のびすけ 近い動きしてます。僕らはアパレルのバイヤーのように、海外で流行ってるデバイスを国内に持ってくるエージェンシーみたいな動きをしてたりするんですよ。日本国内でそういうコミュニティ持って発信しつつ、海外ともそういうやり取りができるところはあまりないんじゃないかなと思っていて、それを上手くつなげられたらなと思います。コンシューマ向けには国内でもデバイス売ったりもするんですけど。
かまぷ 電子部品だとか、電気が走る系は、一般の人に売るの厳しいと思いますよ。
のびすけ そうなんですよ。ハードウェアの価格ってどんどん下がってくと思うんですよ。この間、中国の深センに行って、偽物のiRingが40円ぐらいで売ってたんですけど。本当にすごくハードウェアが安くなっていくんで。
かまぷ ARMもそうですけど、設計図を売るほうがいいんじゃないですか?
のびすけ そうですね。僕らはそこの伝えるところに付加価値を出せればなと思っていて。海外の面白いデバイスも、英語ドキュメントはあっても日本語ドキュメントはないじゃないですか。
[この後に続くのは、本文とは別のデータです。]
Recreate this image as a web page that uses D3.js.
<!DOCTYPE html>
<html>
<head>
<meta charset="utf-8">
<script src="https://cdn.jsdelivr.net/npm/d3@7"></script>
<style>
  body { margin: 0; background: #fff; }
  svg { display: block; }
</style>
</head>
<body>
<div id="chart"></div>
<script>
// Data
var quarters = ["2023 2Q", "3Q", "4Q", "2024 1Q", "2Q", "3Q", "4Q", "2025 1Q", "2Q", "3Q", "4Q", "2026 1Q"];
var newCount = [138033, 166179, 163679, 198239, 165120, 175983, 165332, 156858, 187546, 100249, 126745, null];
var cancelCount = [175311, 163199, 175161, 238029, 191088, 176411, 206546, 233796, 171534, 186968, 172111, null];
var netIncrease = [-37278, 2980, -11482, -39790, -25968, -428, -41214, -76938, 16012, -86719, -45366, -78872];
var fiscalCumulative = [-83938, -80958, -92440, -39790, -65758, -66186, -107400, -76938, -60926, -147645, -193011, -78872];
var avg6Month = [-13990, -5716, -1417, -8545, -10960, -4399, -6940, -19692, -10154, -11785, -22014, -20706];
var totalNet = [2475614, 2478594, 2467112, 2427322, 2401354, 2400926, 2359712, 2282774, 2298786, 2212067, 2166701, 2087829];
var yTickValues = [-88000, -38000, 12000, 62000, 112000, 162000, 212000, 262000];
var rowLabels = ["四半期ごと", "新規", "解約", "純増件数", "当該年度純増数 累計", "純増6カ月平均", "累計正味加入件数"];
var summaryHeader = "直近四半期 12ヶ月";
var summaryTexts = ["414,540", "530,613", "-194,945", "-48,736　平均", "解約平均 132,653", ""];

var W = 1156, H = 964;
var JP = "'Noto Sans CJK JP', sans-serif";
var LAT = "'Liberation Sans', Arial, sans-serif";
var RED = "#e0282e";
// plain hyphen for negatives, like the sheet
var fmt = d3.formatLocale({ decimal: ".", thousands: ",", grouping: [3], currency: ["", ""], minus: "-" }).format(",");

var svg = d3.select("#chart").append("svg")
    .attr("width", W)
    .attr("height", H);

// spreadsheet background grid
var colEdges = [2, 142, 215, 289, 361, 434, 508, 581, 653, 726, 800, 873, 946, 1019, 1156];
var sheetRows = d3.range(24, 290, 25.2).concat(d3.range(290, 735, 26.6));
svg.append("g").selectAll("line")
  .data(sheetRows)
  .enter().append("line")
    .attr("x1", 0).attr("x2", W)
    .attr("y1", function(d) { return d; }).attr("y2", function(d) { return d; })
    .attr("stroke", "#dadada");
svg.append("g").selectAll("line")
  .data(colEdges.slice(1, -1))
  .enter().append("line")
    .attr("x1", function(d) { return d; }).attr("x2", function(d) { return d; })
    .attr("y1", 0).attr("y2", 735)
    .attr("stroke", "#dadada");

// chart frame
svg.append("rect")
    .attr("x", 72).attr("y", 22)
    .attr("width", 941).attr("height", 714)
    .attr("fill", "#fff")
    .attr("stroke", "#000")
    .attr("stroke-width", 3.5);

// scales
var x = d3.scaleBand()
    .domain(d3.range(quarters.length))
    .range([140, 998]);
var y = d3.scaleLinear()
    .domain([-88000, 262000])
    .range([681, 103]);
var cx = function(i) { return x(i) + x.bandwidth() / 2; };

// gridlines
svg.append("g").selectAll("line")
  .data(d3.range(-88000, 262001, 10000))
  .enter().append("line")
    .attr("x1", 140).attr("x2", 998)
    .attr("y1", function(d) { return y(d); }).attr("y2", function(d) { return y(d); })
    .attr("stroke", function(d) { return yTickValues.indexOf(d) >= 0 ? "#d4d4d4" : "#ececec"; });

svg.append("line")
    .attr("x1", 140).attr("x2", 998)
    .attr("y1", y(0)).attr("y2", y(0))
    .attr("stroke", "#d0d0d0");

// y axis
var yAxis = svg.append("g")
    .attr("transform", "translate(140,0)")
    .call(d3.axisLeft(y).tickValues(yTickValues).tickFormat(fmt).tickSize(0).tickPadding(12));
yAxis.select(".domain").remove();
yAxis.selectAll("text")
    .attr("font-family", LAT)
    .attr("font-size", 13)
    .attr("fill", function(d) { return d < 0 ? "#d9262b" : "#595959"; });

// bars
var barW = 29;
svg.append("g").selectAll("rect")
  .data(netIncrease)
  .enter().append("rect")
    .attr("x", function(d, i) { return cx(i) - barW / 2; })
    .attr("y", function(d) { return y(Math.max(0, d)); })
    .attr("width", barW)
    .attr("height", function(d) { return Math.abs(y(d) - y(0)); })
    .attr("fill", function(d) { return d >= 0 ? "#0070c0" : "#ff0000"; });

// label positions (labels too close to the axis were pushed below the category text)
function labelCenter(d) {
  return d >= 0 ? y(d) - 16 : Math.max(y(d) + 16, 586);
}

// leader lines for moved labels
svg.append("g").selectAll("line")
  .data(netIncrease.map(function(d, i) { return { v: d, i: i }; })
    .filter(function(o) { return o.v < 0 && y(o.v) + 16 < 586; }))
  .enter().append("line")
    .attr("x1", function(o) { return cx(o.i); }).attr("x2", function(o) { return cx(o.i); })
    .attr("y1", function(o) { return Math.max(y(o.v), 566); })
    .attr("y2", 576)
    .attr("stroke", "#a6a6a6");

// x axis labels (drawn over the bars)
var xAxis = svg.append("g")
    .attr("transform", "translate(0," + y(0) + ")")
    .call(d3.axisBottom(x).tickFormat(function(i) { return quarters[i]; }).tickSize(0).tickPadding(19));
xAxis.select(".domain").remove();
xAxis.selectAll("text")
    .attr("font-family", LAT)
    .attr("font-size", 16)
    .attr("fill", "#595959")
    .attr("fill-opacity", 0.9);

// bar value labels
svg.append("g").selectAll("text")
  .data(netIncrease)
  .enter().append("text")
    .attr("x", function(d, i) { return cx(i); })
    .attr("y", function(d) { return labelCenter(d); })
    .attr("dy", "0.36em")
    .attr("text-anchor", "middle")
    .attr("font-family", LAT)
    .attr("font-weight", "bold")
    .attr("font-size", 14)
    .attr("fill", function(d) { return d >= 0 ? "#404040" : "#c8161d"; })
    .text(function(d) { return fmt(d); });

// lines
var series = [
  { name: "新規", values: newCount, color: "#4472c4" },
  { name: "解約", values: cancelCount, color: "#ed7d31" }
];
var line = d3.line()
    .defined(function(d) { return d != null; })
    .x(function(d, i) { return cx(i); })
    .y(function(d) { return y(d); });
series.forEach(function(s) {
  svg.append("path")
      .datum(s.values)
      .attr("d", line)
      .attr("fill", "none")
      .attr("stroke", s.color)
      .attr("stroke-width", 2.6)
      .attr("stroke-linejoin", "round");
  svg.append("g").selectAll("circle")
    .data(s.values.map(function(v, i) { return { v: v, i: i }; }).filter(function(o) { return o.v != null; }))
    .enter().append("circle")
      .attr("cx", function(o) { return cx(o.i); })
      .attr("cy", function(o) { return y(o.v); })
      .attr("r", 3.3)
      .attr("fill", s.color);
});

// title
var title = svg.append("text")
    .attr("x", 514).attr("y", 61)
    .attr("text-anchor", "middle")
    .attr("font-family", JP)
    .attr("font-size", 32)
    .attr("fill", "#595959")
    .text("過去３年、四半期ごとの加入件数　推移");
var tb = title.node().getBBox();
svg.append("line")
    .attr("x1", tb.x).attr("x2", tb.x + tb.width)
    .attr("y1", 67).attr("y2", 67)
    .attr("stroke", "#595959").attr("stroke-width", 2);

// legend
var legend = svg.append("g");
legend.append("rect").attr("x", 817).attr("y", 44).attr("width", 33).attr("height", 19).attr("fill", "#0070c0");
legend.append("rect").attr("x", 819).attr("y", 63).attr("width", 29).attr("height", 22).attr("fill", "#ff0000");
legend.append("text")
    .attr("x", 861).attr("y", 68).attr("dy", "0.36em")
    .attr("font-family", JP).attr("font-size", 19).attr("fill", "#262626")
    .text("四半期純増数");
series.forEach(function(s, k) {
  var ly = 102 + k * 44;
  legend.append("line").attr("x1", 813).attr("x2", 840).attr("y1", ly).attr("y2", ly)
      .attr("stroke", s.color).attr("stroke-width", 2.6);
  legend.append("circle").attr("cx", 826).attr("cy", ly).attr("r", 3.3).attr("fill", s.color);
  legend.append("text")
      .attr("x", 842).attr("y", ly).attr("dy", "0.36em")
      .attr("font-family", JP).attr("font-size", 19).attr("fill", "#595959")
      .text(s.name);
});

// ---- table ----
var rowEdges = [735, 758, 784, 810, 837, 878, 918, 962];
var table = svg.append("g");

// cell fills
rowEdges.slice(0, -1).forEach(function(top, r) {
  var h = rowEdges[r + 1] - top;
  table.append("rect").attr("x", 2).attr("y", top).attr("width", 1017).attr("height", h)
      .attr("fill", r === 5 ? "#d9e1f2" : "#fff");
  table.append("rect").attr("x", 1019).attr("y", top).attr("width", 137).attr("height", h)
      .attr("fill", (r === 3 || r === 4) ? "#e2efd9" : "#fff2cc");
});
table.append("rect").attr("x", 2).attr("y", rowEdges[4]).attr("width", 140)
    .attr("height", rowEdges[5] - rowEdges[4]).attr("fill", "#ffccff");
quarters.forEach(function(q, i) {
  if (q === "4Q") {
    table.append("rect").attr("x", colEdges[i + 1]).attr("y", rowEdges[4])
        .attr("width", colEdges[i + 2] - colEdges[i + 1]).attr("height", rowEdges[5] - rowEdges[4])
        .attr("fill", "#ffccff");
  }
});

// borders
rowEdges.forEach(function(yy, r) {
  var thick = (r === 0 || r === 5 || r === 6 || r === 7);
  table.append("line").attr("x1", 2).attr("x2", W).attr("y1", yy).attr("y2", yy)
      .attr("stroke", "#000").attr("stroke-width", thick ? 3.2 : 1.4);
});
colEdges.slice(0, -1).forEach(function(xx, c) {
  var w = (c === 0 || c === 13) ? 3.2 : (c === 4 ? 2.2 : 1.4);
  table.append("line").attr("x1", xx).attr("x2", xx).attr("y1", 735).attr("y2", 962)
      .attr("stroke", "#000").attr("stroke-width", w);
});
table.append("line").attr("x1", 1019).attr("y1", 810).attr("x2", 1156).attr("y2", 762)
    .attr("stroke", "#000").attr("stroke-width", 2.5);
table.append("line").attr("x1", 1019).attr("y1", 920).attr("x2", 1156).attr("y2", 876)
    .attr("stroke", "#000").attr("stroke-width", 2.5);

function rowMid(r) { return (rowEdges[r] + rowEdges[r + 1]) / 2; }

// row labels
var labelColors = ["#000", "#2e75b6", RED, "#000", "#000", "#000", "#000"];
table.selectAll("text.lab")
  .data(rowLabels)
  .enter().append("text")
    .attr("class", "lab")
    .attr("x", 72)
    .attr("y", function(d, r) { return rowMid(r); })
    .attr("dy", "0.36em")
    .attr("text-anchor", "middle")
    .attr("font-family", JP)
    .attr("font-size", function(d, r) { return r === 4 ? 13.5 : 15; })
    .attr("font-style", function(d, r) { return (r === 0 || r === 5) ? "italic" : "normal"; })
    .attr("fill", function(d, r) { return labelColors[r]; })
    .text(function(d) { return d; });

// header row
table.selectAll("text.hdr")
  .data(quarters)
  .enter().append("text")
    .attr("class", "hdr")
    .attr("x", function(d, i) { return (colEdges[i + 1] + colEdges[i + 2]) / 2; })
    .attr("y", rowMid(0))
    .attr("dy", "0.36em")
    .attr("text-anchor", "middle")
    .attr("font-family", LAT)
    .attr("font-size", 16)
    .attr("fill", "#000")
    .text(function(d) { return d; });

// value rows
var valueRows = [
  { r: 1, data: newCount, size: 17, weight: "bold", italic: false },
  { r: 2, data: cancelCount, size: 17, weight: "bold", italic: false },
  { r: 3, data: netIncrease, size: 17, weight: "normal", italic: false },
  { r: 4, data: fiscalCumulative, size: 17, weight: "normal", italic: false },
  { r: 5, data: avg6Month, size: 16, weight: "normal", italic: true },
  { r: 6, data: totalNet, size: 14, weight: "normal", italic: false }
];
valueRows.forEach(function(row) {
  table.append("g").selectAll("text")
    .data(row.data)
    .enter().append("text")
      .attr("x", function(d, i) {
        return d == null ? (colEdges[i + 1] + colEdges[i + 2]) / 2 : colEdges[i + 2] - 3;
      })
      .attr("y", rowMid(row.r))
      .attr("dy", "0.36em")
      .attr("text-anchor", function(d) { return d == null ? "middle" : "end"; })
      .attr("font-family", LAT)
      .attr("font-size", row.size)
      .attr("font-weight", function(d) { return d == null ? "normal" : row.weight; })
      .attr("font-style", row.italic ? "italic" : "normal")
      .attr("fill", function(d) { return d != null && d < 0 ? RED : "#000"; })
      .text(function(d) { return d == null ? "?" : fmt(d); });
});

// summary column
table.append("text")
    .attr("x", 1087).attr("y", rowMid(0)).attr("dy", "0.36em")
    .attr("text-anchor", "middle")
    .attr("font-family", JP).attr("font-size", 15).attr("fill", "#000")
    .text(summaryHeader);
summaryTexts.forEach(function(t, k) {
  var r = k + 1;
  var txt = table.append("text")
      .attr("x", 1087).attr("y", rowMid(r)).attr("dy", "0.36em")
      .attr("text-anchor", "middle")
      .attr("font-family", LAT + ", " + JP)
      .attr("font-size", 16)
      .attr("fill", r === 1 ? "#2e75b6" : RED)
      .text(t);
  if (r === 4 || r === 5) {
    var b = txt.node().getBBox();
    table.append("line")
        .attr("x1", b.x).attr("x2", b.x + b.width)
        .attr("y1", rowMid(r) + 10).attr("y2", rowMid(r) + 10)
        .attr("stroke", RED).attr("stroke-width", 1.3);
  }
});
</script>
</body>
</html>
かまぷ リアルなものに関しては、商社に任しときゃいいと思う。
のびすけ あとはブランディング的な要素ですかね。僕が思ったのは、ものを買う障壁がまずあると思ったんですよ。何買えばいいかわからないんですよ。温度センサーって言ったときに、いっぱいあるわけですよ。いろんなメーカーが出してる。どれ使えばいいんだって。LEDのもいろんなのあるし、秋葉原に行って、秋月電子に行っても分かんないわけですよ。
dotstudioでは今、キット販売をやってるんです。キットにしてまとめて、これさえ買えばいいよ、という状態にして売るやり方ですね。ただ、やってはいるものの、お金の話になるともう全然ペイしてない。
やりたいことベースでいうと、そういうキット販売をしてブランディングもしていきたい。ですが、実際の収益源でいうと、企業さんに対して広告代理店のような入り方したり、コンサルティングしたりが大きいですね。
かまぷ どうも赤裸々にお話いただいて、ありがとうございます。